— start of SUPPLIED MATERIAL —

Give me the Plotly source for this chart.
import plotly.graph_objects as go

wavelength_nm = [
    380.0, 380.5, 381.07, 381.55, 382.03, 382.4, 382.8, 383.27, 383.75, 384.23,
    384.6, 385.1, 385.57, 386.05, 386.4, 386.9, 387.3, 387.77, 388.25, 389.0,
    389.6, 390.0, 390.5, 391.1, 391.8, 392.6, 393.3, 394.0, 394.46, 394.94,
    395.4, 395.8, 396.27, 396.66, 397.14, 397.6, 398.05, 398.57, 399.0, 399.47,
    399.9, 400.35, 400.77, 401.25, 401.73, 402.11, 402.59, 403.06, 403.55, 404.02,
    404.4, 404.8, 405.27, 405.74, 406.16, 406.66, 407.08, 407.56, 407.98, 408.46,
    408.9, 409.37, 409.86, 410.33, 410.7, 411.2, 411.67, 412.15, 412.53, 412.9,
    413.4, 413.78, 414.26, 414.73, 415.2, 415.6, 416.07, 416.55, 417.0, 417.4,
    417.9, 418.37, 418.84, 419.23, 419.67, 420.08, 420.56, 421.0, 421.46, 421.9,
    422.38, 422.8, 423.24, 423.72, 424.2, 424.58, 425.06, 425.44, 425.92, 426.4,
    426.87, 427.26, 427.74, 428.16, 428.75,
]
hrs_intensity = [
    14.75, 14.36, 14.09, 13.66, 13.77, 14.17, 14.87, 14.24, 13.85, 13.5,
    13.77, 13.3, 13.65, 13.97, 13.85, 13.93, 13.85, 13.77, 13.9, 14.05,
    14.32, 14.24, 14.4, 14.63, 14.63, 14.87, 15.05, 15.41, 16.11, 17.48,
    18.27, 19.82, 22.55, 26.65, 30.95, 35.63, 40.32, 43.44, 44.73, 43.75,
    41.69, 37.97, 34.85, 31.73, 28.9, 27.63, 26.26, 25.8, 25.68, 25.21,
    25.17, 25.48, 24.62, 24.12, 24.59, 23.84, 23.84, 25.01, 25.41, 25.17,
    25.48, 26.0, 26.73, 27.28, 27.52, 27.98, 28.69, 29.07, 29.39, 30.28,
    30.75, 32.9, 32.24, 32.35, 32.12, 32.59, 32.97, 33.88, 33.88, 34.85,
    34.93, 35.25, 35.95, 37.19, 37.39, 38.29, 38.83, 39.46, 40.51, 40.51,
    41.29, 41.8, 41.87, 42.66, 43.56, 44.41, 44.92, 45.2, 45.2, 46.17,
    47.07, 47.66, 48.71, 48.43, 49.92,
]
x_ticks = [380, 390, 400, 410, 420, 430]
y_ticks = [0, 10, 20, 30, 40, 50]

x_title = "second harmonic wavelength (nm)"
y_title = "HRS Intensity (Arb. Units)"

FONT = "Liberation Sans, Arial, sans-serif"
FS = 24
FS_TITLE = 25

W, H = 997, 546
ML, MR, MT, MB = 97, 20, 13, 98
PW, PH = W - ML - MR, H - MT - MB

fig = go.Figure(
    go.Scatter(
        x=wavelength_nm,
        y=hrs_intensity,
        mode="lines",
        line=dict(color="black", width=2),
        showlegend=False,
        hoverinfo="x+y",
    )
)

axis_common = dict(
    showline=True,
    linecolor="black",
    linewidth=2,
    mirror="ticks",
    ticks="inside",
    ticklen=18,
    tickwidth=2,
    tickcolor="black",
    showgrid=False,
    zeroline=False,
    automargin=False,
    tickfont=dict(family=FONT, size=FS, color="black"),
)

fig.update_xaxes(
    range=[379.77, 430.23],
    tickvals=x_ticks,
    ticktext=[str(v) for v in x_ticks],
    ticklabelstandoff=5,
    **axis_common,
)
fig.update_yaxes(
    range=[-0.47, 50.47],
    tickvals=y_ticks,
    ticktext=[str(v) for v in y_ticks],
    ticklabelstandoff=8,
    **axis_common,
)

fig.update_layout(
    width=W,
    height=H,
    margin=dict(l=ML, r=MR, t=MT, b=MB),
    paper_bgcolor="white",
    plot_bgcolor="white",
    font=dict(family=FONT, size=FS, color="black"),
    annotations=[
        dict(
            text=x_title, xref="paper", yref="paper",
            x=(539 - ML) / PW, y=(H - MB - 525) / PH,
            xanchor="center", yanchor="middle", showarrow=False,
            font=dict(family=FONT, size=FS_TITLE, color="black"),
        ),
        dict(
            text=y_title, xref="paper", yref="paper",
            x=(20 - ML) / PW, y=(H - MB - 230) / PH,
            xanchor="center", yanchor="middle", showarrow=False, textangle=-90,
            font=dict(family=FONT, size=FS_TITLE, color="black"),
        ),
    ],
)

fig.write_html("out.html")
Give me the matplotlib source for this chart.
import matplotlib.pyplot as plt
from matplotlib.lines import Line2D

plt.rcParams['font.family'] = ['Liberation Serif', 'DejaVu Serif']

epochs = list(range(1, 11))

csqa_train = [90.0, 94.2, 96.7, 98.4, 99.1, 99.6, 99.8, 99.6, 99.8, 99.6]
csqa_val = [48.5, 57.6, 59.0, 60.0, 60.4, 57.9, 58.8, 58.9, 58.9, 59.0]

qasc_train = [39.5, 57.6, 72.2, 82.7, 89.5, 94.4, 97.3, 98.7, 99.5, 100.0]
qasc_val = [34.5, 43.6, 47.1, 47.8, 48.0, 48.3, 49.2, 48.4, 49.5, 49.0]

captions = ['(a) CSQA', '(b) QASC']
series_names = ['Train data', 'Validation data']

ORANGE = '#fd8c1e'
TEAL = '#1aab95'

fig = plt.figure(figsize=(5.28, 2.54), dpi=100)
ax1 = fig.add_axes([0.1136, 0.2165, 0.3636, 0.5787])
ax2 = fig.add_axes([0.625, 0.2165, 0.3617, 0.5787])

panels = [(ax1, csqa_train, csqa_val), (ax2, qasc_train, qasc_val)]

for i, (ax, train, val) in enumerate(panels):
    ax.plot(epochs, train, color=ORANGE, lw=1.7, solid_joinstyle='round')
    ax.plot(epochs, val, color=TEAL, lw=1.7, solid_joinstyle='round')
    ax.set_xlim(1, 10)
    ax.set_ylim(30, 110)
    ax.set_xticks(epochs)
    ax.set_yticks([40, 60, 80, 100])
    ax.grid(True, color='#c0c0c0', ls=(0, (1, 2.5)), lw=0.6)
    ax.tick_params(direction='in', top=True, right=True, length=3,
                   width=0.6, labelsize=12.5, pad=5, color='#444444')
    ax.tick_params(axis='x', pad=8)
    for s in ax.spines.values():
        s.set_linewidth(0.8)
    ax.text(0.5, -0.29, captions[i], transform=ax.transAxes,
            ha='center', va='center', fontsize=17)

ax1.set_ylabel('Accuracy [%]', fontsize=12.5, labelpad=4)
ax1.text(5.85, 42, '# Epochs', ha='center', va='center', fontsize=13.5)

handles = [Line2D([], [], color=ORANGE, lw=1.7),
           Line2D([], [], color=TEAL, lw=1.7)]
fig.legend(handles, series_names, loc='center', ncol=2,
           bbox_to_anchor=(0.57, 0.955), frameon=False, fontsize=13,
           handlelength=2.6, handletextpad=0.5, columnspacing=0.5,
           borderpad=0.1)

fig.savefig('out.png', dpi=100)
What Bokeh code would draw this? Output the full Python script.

— end of SUPPLIED MATERIAL —

=== STATED GOAL ===
Return exactly the lines from the beginning of the data above through the one containing "import plotly.graph_objects as go", please. Include both end lines and add nothing else.

=== WRITTEN SOLUTION ===
Give me the Plotly source for this chart.
import plotly.graph_objects as go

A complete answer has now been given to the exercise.